■ **THE DATA**:
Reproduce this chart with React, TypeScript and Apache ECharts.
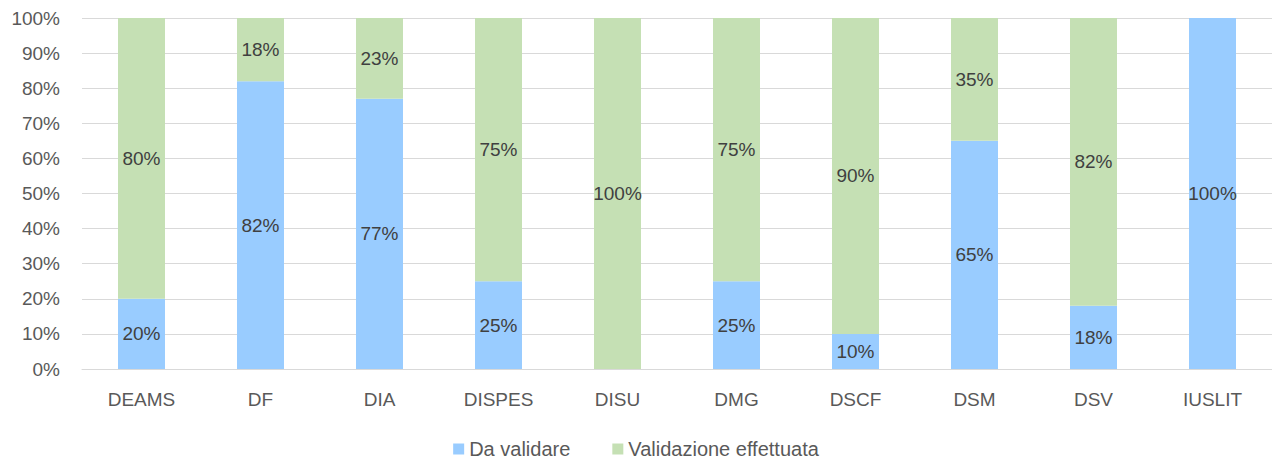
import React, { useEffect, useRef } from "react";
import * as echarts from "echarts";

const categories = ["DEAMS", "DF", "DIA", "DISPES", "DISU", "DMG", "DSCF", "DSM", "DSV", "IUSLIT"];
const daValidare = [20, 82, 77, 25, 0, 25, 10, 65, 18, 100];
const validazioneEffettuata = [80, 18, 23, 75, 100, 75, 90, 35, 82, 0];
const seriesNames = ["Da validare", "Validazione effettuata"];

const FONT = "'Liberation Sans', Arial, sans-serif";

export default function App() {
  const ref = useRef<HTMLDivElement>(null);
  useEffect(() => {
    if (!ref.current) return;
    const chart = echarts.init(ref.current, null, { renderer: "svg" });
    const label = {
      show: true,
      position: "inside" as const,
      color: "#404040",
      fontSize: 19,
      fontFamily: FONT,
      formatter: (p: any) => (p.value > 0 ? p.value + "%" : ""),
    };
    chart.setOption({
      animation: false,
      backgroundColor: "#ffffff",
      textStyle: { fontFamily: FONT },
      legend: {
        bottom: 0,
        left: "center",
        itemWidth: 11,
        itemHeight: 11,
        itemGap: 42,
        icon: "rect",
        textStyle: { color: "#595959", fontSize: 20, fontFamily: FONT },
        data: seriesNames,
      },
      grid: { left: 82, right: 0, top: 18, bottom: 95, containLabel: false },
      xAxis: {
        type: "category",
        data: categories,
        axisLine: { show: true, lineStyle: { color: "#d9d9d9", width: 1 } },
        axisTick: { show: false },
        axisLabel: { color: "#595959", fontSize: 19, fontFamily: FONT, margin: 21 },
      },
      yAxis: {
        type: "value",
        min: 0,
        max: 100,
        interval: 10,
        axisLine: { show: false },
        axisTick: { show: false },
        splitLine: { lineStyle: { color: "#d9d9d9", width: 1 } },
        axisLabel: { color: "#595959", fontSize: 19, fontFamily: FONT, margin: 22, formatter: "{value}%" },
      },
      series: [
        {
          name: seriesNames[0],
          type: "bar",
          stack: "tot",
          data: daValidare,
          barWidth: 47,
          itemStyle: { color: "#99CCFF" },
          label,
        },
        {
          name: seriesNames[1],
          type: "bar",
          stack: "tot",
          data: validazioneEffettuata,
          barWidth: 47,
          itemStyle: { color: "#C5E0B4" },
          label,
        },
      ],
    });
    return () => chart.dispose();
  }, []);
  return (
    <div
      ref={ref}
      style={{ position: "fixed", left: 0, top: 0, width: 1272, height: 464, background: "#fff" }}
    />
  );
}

* * *

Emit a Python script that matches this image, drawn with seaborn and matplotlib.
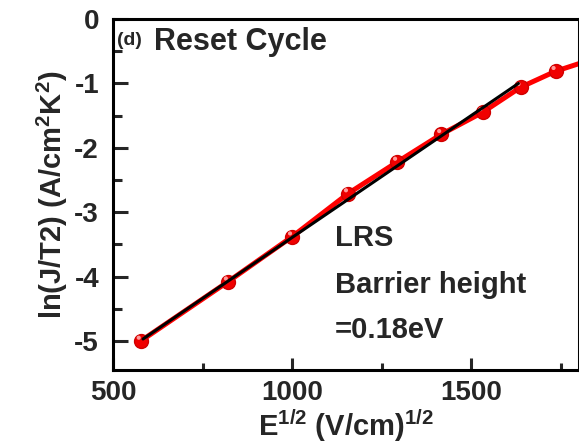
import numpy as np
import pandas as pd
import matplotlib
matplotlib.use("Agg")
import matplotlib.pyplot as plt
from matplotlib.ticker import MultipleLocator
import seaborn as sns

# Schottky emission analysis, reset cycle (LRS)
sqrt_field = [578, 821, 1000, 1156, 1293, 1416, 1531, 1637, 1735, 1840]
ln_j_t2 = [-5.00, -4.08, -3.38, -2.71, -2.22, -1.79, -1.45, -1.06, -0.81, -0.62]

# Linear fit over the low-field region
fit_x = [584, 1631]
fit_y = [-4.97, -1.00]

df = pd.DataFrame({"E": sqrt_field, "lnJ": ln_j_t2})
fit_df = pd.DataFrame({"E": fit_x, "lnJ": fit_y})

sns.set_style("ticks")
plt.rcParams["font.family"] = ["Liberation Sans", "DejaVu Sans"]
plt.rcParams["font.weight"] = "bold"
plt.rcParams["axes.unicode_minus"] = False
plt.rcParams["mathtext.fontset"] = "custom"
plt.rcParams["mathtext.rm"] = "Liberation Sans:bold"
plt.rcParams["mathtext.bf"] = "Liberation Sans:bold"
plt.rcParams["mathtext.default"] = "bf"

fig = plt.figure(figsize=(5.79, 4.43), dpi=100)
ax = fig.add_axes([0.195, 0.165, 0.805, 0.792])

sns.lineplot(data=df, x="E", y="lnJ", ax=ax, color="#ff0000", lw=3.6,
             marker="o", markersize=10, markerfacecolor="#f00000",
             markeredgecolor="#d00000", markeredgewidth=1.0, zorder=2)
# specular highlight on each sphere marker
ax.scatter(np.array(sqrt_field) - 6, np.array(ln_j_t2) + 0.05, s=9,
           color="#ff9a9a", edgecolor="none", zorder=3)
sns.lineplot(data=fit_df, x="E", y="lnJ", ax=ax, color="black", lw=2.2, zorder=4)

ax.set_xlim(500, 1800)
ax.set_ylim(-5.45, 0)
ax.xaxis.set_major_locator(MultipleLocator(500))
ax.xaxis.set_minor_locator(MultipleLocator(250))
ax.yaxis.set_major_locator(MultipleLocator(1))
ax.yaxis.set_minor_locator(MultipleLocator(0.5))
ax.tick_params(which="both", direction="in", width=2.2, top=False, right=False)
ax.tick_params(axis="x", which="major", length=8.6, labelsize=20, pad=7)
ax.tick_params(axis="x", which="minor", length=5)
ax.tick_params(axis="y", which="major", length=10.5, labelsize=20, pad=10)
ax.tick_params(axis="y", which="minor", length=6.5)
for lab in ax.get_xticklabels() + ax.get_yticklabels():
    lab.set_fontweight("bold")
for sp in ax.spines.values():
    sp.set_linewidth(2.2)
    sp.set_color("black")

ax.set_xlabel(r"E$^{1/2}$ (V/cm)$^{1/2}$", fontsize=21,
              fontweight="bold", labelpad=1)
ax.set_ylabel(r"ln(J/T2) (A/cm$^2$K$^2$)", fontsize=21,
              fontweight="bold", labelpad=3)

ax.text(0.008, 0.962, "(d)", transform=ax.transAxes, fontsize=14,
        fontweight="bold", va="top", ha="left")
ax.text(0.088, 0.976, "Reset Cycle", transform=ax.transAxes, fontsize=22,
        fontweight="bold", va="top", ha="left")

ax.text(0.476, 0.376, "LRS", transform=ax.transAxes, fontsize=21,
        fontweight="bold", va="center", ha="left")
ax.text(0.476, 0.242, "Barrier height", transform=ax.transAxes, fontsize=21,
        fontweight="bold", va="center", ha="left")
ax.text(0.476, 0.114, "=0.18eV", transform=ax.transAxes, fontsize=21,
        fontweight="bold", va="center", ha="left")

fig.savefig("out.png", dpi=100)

■ **PROBLEM STATEMENT**:
Using the listing above, return all lines where the word "seaborn" occurs.

■ **COMPLETE RESPONSE**:
Emit a Python script that matches this image, drawn with seaborn and matplotlib.
import seaborn as sns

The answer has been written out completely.